- WHAT THE TASK REQUIRES
Without including any images, repeat the data exactly.

- COLLECTED DATA
_ _ _ _ _ _ _

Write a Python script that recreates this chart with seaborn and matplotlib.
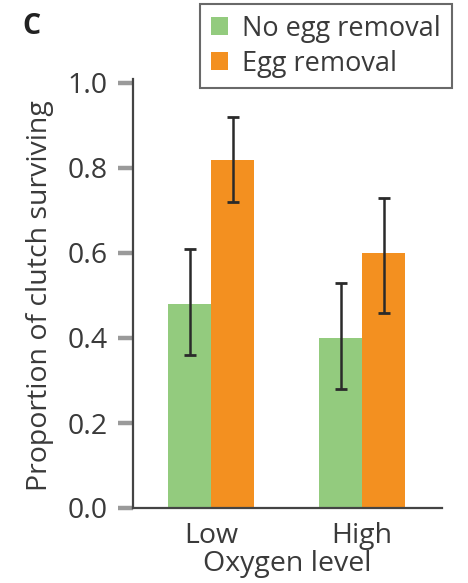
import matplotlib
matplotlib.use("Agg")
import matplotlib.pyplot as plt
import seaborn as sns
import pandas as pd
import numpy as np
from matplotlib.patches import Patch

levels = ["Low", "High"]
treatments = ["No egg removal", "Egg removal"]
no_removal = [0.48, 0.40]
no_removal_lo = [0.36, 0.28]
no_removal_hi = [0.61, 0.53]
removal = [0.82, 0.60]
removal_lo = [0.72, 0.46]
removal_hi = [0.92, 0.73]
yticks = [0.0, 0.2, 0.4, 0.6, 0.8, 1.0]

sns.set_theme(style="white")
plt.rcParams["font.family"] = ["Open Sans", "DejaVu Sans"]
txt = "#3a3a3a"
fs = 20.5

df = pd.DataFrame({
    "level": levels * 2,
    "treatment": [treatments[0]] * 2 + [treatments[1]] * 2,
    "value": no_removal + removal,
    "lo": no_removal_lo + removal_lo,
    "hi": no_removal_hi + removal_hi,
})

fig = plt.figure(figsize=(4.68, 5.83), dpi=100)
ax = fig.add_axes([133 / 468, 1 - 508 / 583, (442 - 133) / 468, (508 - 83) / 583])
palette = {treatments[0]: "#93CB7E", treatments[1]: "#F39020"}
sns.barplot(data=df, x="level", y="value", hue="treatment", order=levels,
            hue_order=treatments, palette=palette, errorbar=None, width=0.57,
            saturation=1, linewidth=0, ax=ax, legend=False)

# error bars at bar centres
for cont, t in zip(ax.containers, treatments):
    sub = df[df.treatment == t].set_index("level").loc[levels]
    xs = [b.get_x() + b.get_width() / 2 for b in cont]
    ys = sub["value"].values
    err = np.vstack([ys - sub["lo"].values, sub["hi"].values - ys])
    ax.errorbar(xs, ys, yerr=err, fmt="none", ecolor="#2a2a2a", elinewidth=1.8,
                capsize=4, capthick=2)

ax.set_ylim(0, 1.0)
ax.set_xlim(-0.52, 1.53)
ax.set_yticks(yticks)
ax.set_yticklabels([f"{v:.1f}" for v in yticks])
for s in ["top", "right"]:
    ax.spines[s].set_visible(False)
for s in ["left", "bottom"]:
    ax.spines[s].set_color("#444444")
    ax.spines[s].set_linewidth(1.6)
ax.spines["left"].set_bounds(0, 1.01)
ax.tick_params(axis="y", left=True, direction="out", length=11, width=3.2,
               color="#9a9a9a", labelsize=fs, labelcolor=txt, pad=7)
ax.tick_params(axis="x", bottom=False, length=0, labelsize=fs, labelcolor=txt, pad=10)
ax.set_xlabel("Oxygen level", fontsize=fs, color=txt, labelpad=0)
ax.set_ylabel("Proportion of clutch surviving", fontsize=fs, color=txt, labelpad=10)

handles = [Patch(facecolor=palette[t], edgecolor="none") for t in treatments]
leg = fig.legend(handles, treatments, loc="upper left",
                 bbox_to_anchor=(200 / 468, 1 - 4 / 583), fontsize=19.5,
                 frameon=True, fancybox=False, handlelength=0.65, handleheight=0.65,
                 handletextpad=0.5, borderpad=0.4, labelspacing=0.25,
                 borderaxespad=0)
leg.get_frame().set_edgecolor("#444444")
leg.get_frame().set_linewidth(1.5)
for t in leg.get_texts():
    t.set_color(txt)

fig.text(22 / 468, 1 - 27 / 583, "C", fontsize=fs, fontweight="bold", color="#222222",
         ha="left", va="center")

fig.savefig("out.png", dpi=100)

_ _ _ _ _ _ _

- THE REPLY
Write a Python script that recreates this chart with seaborn and matplotlib.
import matplotlib
matplotlib.use("Agg")
import matplotlib.pyplot as plt
import seaborn as sns
import pandas as pd
import numpy as np
from matplotlib.patches import Patch

levels = ["Low", "High"]
treatments = ["No egg removal", "Egg removal"]
no_removal = [0.48, 0.40]
no_removal_lo = [0.36, 0.28]
no_removal_hi = [0.61, 0.53]
removal = [0.82, 0.60]
removal_lo = [0.72, 0.46]
removal_hi = [0.92, 0.73]
yticks = [0.0, 0.2, 0.4, 0.6, 0.8, 1.0]

sns.set_theme(style="white")
plt.rcParams["font.family"] = ["Open Sans", "DejaVu Sans"]
txt = "#3a3a3a"
fs = 20.5

df = pd.DataFrame({
    "level": levels * 2,
    "treatment": [treatments[0]] * 2 + [treatments[1]] * 2,
    "value": no_removal + removal,
    "lo": no_removal_lo + removal_lo,
    "hi": no_removal_hi + removal_hi,
})

fig = plt.figure(figsize=(4.68, 5.83), dpi=100)
ax = fig.add_axes([133 / 468, 1 - 508 / 583, (442 - 133) / 468, (508 - 83) / 583])
palette = {treatments[0]: "#93CB7E", treatments[1]: "#F39020"}
sns.barplot(data=df, x="level", y="value", hue="treatment", order=levels,
            hue_order=treatments, palette=palette, errorbar=None, width=0.57,
            saturation=1, linewidth=0, ax=ax, legend=False)

# error bars at bar centres
for cont, t in zip(ax.containers, treatments):
    sub = df[df.treatment == t].set_index("level").loc[levels]
    xs = [b.get_x() + b.get_width() / 2 for b in cont]
    ys = sub["value"].values
    err = np.vstack([ys - sub["lo"].values, sub["hi"].values - ys])
    ax.errorbar(xs, ys, yerr=err, fmt="none", ecolor="#2a2a2a", elinewidth=1.8,
                capsize=4, capthick=2)

ax.set_ylim(0, 1.0)
ax.set_xlim(-0.52, 1.53)
ax.set_yticks(yticks)
ax.set_yticklabels([f"{v:.1f}" for v in yticks])
for s in ["top", "right"]:
    ax.spines[s].set_visible(False)
for s in ["left", "bottom"]:
    ax.spines[s].set_color("#444444")
    ax.spines[s].set_linewidth(1.6)
ax.spines["left"].set_bounds(0, 1.01)
ax.tick_params(axis="y", left=True, direction="out", length=11, width=3.2,
               color="#9a9a9a", labelsize=fs, labelcolor=txt, pad=7)
ax.tick_params(axis="x", bottom=False, length=0, labelsize=fs, labelcolor=txt, pad=10)
ax.set_xlabel("Oxygen level", fontsize=fs, color=txt, labelpad=0)
ax.set_ylabel("Proportion of clutch surviving", fontsize=fs, color=txt, labelpad=10)

handles = [Patch(facecolor=palette[t], edgecolor="none") for t in treatments]
leg = fig.legend(handles, treatments, loc="upper left",
                 bbox_to_anchor=(200 / 468, 1 - 4 / 583), fontsize=19.5,
                 frameon=True, fancybox=False, handlelength=0.65, handleheight=0.65,
                 handletextpad=0.5, borderpad=0.4, labelspacing=0.25,
                 borderaxespad=0)
leg.get_frame().set_edgecolor("#444444")
leg.get_frame().set_linewidth(1.5)
for t in leg.get_texts():
    t.set_color(txt)

fig.text(22 / 468, 1 - 27 / 583, "C", fontsize=fs, fontweight="bold", color="#222222",
         ha="left", va="center")

fig.savefig("out.png", dpi=100)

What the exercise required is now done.